Con el transcurso de los días, el peregrinar fue adquiriendo temperatura espiritual. Los ratos de silencio daban el contexto ideal para el encuentro con las preguntas más profundas. Las mismas se iban ajustando a lo largo de los días o sencillamente quedaron como tarea para el año. Los diálogos entre los mismos peregrinos y ocasionalmente también con los consagrados daban ciertas orientaciones para el encuentro y el discernimiento de Dios. Es que como en tantas ocasiones narradas por el Evangelio, Dios se hace presente en el camino de la vida cuando las personas son capaces de encontrarse. Más aun en un marco incomparable, en el corazón de la Cordillera de los Andes.

Los peregrinos hicieron camino a la vera de la ruta 7. Ahí, entre camiones que animaban el caminar con sus bocinas y autos que no terminaban de entender lo que estaba pasando, se trazó el camino. En realidad -como en tantos órdenes de la vida- no se trata de inventar un camino nuevo sino de descubrir aquel camino  que fue trazado para nosotros desde antes. En cierto modo se traba de caminar siguiendo las huellas de José de San Martín y de su ejército libertador. Como aquellos también movilizaba la búsqueda de libertad; fortalecía la unión de los pueblos; animaba cada llegada con un nuevo impulso para seguir caminando hacia la meta. Siempre en comunidad.

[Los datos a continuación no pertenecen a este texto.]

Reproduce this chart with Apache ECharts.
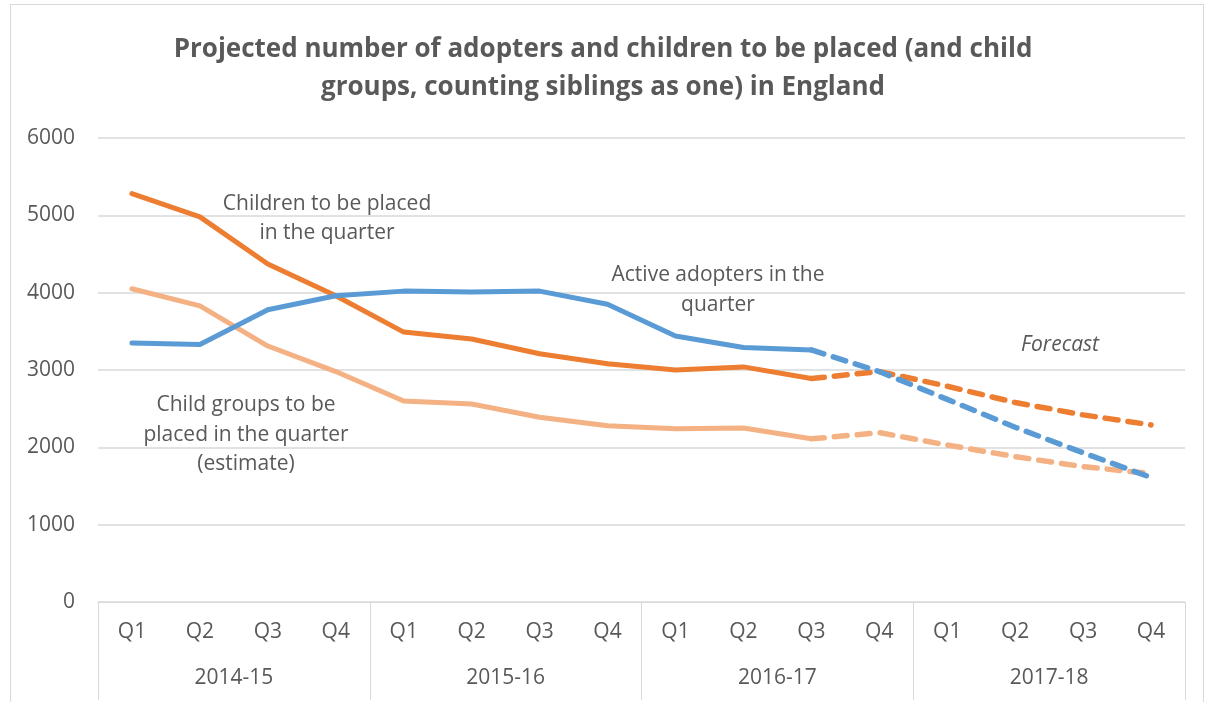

Sin embargo, sería más preciso afirmar que la Cruzada de María se fue convirtiendo en un camino existencial. La vida entera de cada peregrino y entrelazada con la de los otros peregrinos fue confrontada ante la grandeza de Dios. Una grandeza que se imponía en la naturaleza, pero que también latía en el corazón de cada peregrino animando a dar más pasos, sacando fuerza en momentos de debilidad, planteando preguntas urgentes, ensanchando horizontes y haciendo nuevos amigos. La Cruzada de María es escuela de santidad. Precisamente el lema de la peregrinación invitaba a levantar la mirada. En ese levantar la mirada siempre asomaba un horizonte hermoso que en algunos casos era paisaje.

El peregrinar adquiere en sí mismo la metáfora de la vida: hay dificultades, desafíos, entusiasmos, alientos, fortalezas, sueños, deseos, desilusiones y vínculos. En ese sentido fue especialmente significativa la llegada al Cristo Redentor que une Chile y Argentina por las cumbres más elevadas a mitad de camino. Precisamente el camino de la vida queda marcado por la pertinaz búsqueda de Cristo, por el encuentro con Cristo y por la vida que brota de ese encuentro. En ese sentido, la Cruzada es espacio de conversión para volverse con fuerza renovada al encuentro con Jesús despojándose de muchos bienes superficiales (y a menudo inútiles)

La llegada fue el Santuario de Schoenstatt de Bellavista en Santiago de Chile. A pesar de los kilómetros recorridos se hizo incontenible las ganas de llegar corriendo. Naturalmente fue de los momentos más emocionantes para propios y ajenos. Brotaba del corazón la emoción por la satisfacción de la tarea cumplida. También es posible que hubiera lugar para cierta nostalgia por la culminación. Pero más fuerte que esas emociones estaba el profundo espíritu religioso y mariano que tiñó la peregrinación. La Mater, la Santísima Virgen María, estaba esperándonos. Llegar a Bellavista fue poder estar en casa aunque sea lejos del propio terruño. Es que ahí donde está la Mater, está nuestro hogar. Como si fuera un anticipo escatológico, todos los peregrinos fueron recibidos por María. Esa era la llegada de la Cruzada. Esa es la llegada del peregrinar de nuestra vida entre esfuerzos, búsquedas de encuentro con Cristo, levantada del mirar y nuevos envíos.

Esta peregrinación no puede reducirse a una experiencia física o simplemente espiritual o comunitaria. Es la Cruzada, es la vida entera.